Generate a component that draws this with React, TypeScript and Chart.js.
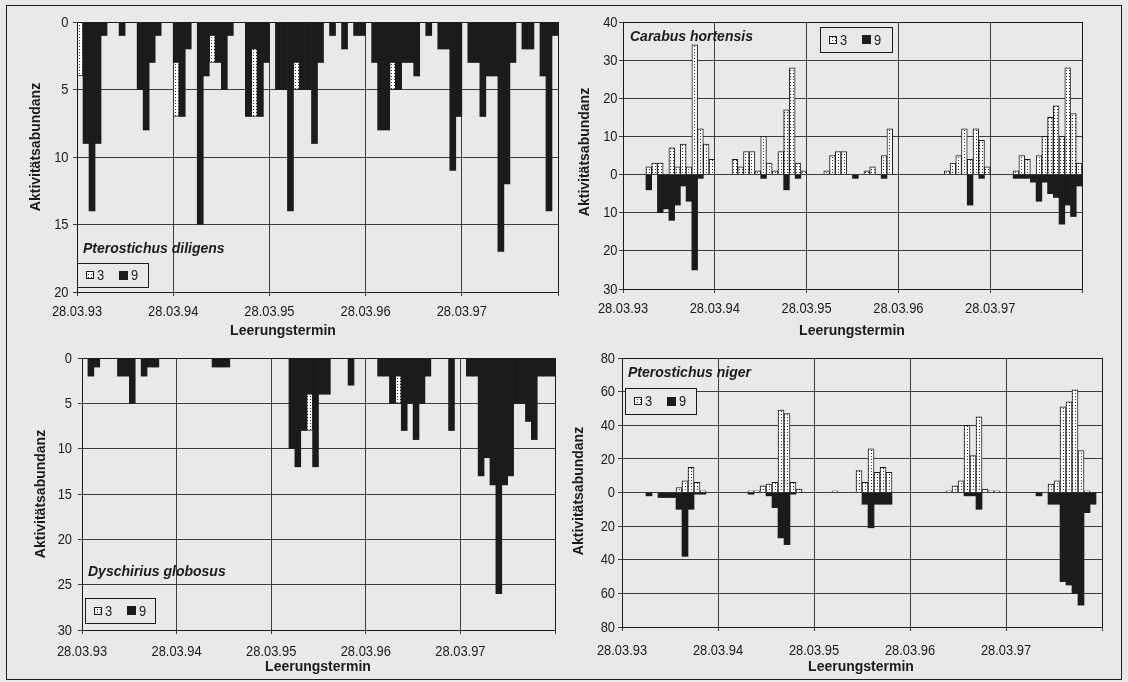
import React, { useEffect, useRef } from "react";
import { Chart, registerables } from "chart.js";

Chart.register(...registerables);

// ---------- data ----------
const dateLabels = ["28.03.93", "28.03.94", "28.03.95", "28.03.96", "28.03.97"];
const slotsPerYear = 16; // Leerungstermine per year (slot grid)
const yearCount = 5;
const seriesLabels = ["3", "9"];
const yAxisTitle = "Aktivitätsabundanz";
const xAxisTitle = "Leerungstermin";

// Pterostichus diligens
const diligens3 = [
  4, 0, 0, 0, 0, 0, 0, 0, 0, 0, 0, 0, 0, 0, 0, 0,
  7, 0, 0, 0, 0, 0, 3, 0, 0, 0, 0, 0, 0, 7, 0, 0,
  0, 0, 0, 0, 5, 0, 0, 0, 0, 0, 0, 0, 0, 0, 0, 0,
  0, 0, 0, 0, 5, 0, 0, 0, 0, 0, 0, 0, 0, 0, 0, 0,
  0, 0, 0, 0, 0, 0, 0, 0, 0, 0, 0, 0, 0, 0, 0, 0,
];
const diligens9 = [
  0, 9, 14, 9, 1, 0, 0, 1, 0, 0, 5, 8, 3, 1, 0, 0,
  3, 7, 2, 0, 15, 4, 1, 3, 5, 1, 0, 0, 7, 2, 7, 3,
  0, 5, 5, 14, 3, 5, 5, 9, 3, 0, 1, 0, 2, 0, 1, 1,
  0, 3, 8, 8, 3, 5, 3, 3, 4, 0, 1, 0, 2, 2, 11, 7,
  0, 3, 3, 7, 4, 4, 17, 12, 3, 0, 2, 2, 0, 4, 14, 1,
];

// Carabus hortensis
const carabus3 = [
  0, 0, 0, 0, 2, 3, 3, 0, 7, 2, 8, 2, 34, 12, 8, 4,
  0, 0, 0, 4, 2, 6, 6, 1, 10, 3, 1, 6, 17, 28, 3, 1,
  0, 0, 0, 1, 5, 6, 6, 0, 0, 0, 1, 2, 0, 5, 12, 0,
  0, 0, 0, 0, 0, 0, 0, 0, 1, 3, 5, 12, 4, 12, 9, 2,
  0, 0, 0, 0, 1, 5, 4, 0, 5, 10, 15, 18, 10, 28, 16, 3,
];
const carabus9 = [
  0, 0, 0, 0, 4, 0, 10, 9, 12, 8, 3, 7, 25, 1, 0, 0,
  0, 0, 0, 0, 0, 0, 0, 0, 1, 0, 0, 0, 4, 0, 1, 0,
  0, 0, 0, 0, 0, 0, 0, 0, 1, 0, 0, 0, 0, 1, 0, 0,
  0, 0, 0, 0, 0, 0, 0, 0, 0, 0, 0, 0, 8, 0, 1, 0,
  0, 0, 0, 0, 1, 1, 1, 2, 7, 2, 5, 6, 13, 8, 11, 3,
];

// Dyschirius globosus
const dyschirius3 = [
  0, 0, 0, 0, 0, 0, 0, 0, 0, 0, 0, 0, 0, 0, 0, 0,
  0, 0, 0, 0, 0, 0, 0, 0, 0, 0, 0, 0, 0, 0, 0, 0,
  0, 0, 0, 0, 0, 0, 8, 0, 0, 0, 0, 0, 0, 0, 0, 0,
  0, 0, 0, 0, 0, 5, 0, 0, 0, 0, 0, 0, 0, 0, 0, 0,
  0, 0, 0, 0, 0, 0, 0, 0, 0, 0, 0, 0, 0, 0, 0, 0,
];
const dyschirius9 = [
  0, 2, 1, 0, 0, 0, 2, 2, 5, 0, 2, 1, 1, 0, 0, 0,
  0, 0, 0, 0, 0, 0, 1, 1, 1, 0, 0, 0, 0, 0, 0, 0,
  0, 0, 0, 10, 12, 8, 4, 12, 4, 4, 0, 0, 0, 3, 0, 0,
  0, 0, 2, 2, 5, 2, 8, 5, 9, 5, 2, 0, 0, 0, 8, 0,
  0, 2, 2, 13, 11, 14, 26, 14, 13, 5, 5, 7, 9, 2, 2, 2,
];

// Pterostichus niger
const niger3 = [
  0, 0, 0, 0, 0, 0, 0, 0, 0, 3, 7, 15, 6, 1, 0, 0,
  0, 0, 0, 0, 0, 1, 1, 4, 5, 6, 49, 47, 6, 2, 0, 0,
  0, 0, 0, 1, 0, 0, 0, 13, 6, 26, 12, 15, 12, 0, 0, 0,
  0, 0, 0, 0, 0, 0, 1, 4, 7, 40, 22, 45, 2, 1, 1, 0,
  0, 0, 0, 0, 0, 0, 0, 5, 7, 51, 54, 61, 25, 1, 0, 0,
];
const niger9 = [
  0, 0, 0, 0, 2, 0, 3, 3, 3, 10, 38, 10, 1, 1, 0, 0,
  0, 0, 0, 0, 0, 1, 0, 0, 2, 9, 27, 31, 1, 0, 0, 0,
  0, 0, 0, 0, 0, 0, 0, 0, 7, 21, 7, 7, 7, 0, 0, 0,
  0, 0, 0, 0, 0, 0, 0, 0, 0, 2, 2, 10, 0, 0, 0, 0,
  0, 0, 0, 0, 0, 2, 0, 7, 7, 53, 55, 60, 67, 12, 7, 0,
];

// ---------- styles / layout ----------
const INK = "#1b1b1b";
const GRID = "#3d3d3d";
const PAPER = "#e9e9e9";
const FONT = "'Liberation Sans', Arial, sans-serif";
const TICK_FONT = `15px ${FONT}`;
const TICK_SQUEEZE = 0.86; // the scanned lettering is horizontally compressed
const W = 564;
const H = 341;
const Y_AXIS_W = 40;
const X_AXIS_H = 30;

type Box = [number, number, number, number];
interface PanelSpec {
  species: string;
  s3: number[];
  s9: number[];
  split: boolean;
  yMin: number;
  yMax: number;
  yStep: number;
  origin: [number, number];
  plot: Box; // left, top, right, bottom (page px)
  yTickGap: number;
  xTickDrop: number;
  xTitleAt: [number, number];
  yTitleAt: [number, number];
  speciesAt: [number, number];
  legend: Box;
}

const panels: PanelSpec[] = [
  {
    species: "Pterostichus diligens", s3: diligens3, s9: diligens9, split: false,
    yMin: 0, yMax: 20, yStep: 5, origin: [0, 0], plot: [77, 22, 558, 292],
    yTickGap: 8.5, xTickDrop: 19.5, xTitleAt: [283, 331], yTitleAt: [36, 147],
    speciesAt: [83, 249], legend: [77, 263, 148, 287],
  },
  {
    species: "Carabus hortensis", s3: carabus3, s9: carabus9, split: true,
    yMin: -30, yMax: 40, yStep: 10, origin: [564, 0], plot: [623, 22, 1082, 289],
    yTickGap: 5.5, xTickDrop: 20, xTitleAt: [852, 331], yTitleAt: [585, 152],
    speciesAt: [630, 37], legend: [820, 27, 892, 52],
  },
  {
    species: "Dyschirius globosus", s3: dyschirius3, s9: dyschirius9, split: false,
    yMin: 0, yMax: 30, yStep: 5, origin: [0, 341], plot: [82, 358, 555, 630],
    yTickGap: 10, xTickDrop: 21.5, xTitleAt: [318, 667], yTitleAt: [41, 494],
    speciesAt: [88, 572], legend: [85, 598, 155, 623],
  },
  {
    species: "Pterostichus niger", s3: niger3, s9: niger9, split: true,
    yMin: -80, yMax: 80, yStep: 20, origin: [564, 341], plot: [622, 358, 1102, 627],
    yTickGap: 7, xTickDrop: 23.5, xTitleAt: [861, 667], yTitleAt: [579, 491],
    speciesAt: [628, 373], legend: [625, 388, 696, 414],
  },
];

function makePattern(): CanvasPattern | string {
  const c = document.createElement("canvas");
  c.width = 3;
  c.height = 3;
  const g = c.getContext("2d");
  if (!g) return "#ffffff";
  g.fillStyle = "#ffffff";
  g.fillRect(0, 0, 3, 3);
  g.fillStyle = "#333333";
  g.fillRect(1, 1, 1, 1);
  return g.createPattern(c, "repeat") || "#ffffff";
}

function squeezedText(
  ctx: CanvasRenderingContext2D,
  text: string,
  x: number,
  y: number,
  align: CanvasTextAlign
) {
  ctx.save();
  ctx.translate(x, y);
  ctx.scale(TICK_SQUEEZE, 1);
  ctx.textAlign = align;
  ctx.textBaseline = "middle";
  ctx.fillText(text, 0, 0);
  ctx.restore();
}

function PanelChart({ spec }: { spec: PanelSpec }) {
  const ref = useRef<HTMLCanvasElement>(null);

  useEffect(() => {
    const canvas = ref.current;
    if (!canvas) return;
    const pattern = makePattern();
    const sign9 = spec.split ? -1 : 1;
    const toPoints = (vals: number[], s: number) =>
      vals.map((v, i) => ({ x: i + 0.5, y: v * s })).filter((p) => p.y !== 0);
    const [ox, oy] = spec.origin;
    const [pl, pt, pr, pb] = spec.plot;
    const padding = {
      left: pl - ox - Y_AXIS_W,
      top: pt - oy,
      right: ox + W - pr,
      bottom: oy + H - pb - X_AXIS_H,
    };
    const total = slotsPerYear * yearCount;
    const xTicks: number[] = [];
    for (let k = 0; k <= yearCount; k++) xTicks.push(k * slotsPerYear);
    const yTicks: number[] = [];
    for (let v = spec.yMin; v <= spec.yMax; v += spec.yStep) yTicks.push(v);

    const decor = {
      id: "decor",
      afterDraw(chart: any) {
        const ctx: CanvasRenderingContext2D = chart.ctx;
        const ca = chart.chartArea;
        const xs = chart.scales.x;
        const ys = chart.scales.y;
        ctx.save();
        // plot frame
        ctx.strokeStyle = INK;
        ctx.lineWidth = 1;
        const fl = Math.round(ca.left) + 0.5;
        const ft = Math.round(ca.top) + 0.5;
        ctx.strokeRect(fl, ft, Math.round(ca.right) - Math.round(ca.left), Math.round(ca.bottom) - Math.round(ca.top));

        ctx.fillStyle = INK;
        // tick labels
        ctx.font = TICK_FONT;
        dateLabels.forEach((lab, k) => {
          squeezedText(ctx, lab, xs.getPixelForValue(k * slotsPerYear), ca.bottom + spec.xTickDrop, "center");
        });
        yTicks.forEach((v) => {
          squeezedText(ctx, String(Math.abs(v)), ca.left - spec.yTickGap, ys.getPixelForValue(v) + 0.5, "right");
        });

        // x title
        ctx.font = `bold 14px ${FONT}`;
        ctx.textAlign = "center";
        ctx.textBaseline = "middle";
        ctx.fillText(xAxisTitle, spec.xTitleAt[0] - ox, spec.xTitleAt[1] - oy);
        // y title
        ctx.save();
        ctx.translate(spec.yTitleAt[0] - ox, spec.yTitleAt[1] - oy);
        ctx.rotate(-Math.PI / 2);
        ctx.fillText(yAxisTitle, 0, 0);
        ctx.restore();
        // species
        ctx.font = `italic bold 14px ${FONT}`;
        ctx.textAlign = "left";
        ctx.fillText(spec.species, spec.speciesAt[0] - ox, spec.speciesAt[1] - oy);
        // legend
        const [ll, lt, lr, lb] = spec.legend;
        const bx = ll - ox;
        const by = lt - oy;
        const bw = lr - ll;
        const bh = lb - lt;
        ctx.fillStyle = PAPER;
        ctx.fillRect(bx, by, bw, bh);
        ctx.strokeStyle = INK;
        ctx.strokeRect(bx + 0.5, by + 0.5, bw, bh);
        const cy = by + bh / 2;
        ctx.fillStyle = pattern as any;
        ctx.fillRect(bx + 9, Math.round(cy - 4), 8, 8);
        ctx.strokeRect(bx + 9.5, Math.round(cy - 4) + 0.5, 7, 7);
        ctx.fillStyle = INK;
        ctx.fillRect(bx + 42, Math.round(cy - 4.5), 9, 9);
        ctx.font = TICK_FONT;
        squeezedText(ctx, seriesLabels[0], bx + 20, cy + 1, "left");
        squeezedText(ctx, seriesLabels[1], bx + 54, cy + 1, "left");
        ctx.restore();
      },
    };

    const chart = new Chart(canvas, {
      type: "bar",
      data: {
        datasets: [
          {
            label: seriesLabels[1],
            data: toPoints(spec.s9, sign9),
            backgroundColor: INK,
            borderColor: INK,
            borderWidth: 0,
            grouped: false,
            barPercentage: 1,
            categoryPercentage: 1,
            order: 0,
          } as any,
          {
            label: seriesLabels[0],
            data: toPoints(spec.s3, 1),
            backgroundColor: pattern,
            borderColor: INK,
            borderWidth: 1,
            grouped: false,
            barPercentage: 1,
            categoryPercentage: 1,
            order: 1,
          } as any,
        ],
      },
      options: {
        animation: false,
        responsive: false,
        events: [],
        layout: { padding },
        plugins: {
          legend: { display: false },
          tooltip: { enabled: false },
          title: { display: false },
        },
        scales: {
          x: {
            type: "linear",
            min: 0,
            max: total,
            offset: false,
            afterBuildTicks: (s: any) => {
              s.ticks = xTicks.map((v) => ({ value: v }));
            },
            afterFit: (s: any) => {
              s.height = X_AXIS_H;
            },
            ticks: { display: false, autoSkip: false, maxRotation: 0 },
            grid: { color: GRID, lineWidth: 1, tickLength: 4, offset: false },
            border: { display: true, color: INK },
          },
          y: {
            type: "linear",
            min: spec.yMin,
            max: spec.yMax,
            reverse: !spec.split,
            afterBuildTicks: (s: any) => {
              s.ticks = yTicks.map((v) => ({ value: v }));
            },
            afterFit: (s: any) => {
              s.width = Y_AXIS_W;
            },
            ticks: { display: false },
            grid: { color: GRID, lineWidth: 1, tickLength: 4 },
            border: { display: true, color: INK },
          },
        },
      } as any,
      plugins: [decor],
    });
    return () => chart.destroy();
  }, [spec]);

  return (
    <canvas
      ref={ref}
      width={W}
      height={H}
      style={{ position: "absolute", left: spec.origin[0], top: spec.origin[1], width: W, height: H }}
    />
  );
}

export default function App() {
  return (
    <div
      style={{
        position: "fixed",
        left: 0,
        top: 0,
        width: 1128,
        height: 682,
        background: PAPER,
        overflow: "hidden",
      }}
    >
      {panels.map((p) => (
        <PanelChart key={p.species} spec={p} />
      ))}
      <div
        style={{
          position: "absolute",
          left: 6,
          top: 5,
          width: 1116,
          height: 675,
          border: `1px solid ${INK}`,
          boxSizing: "border-box",
          pointerEvents: "none",
        }}
      />
    </div>
  );
}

☆ ☆ ☆

◆ JOB: Copy each line above that contains the string "React".

◆ OUTPUT FOR THIS EXERCISE:
Generate a component that draws this with React, TypeScript and Chart.js.
import React, { useEffect, useRef } from "react";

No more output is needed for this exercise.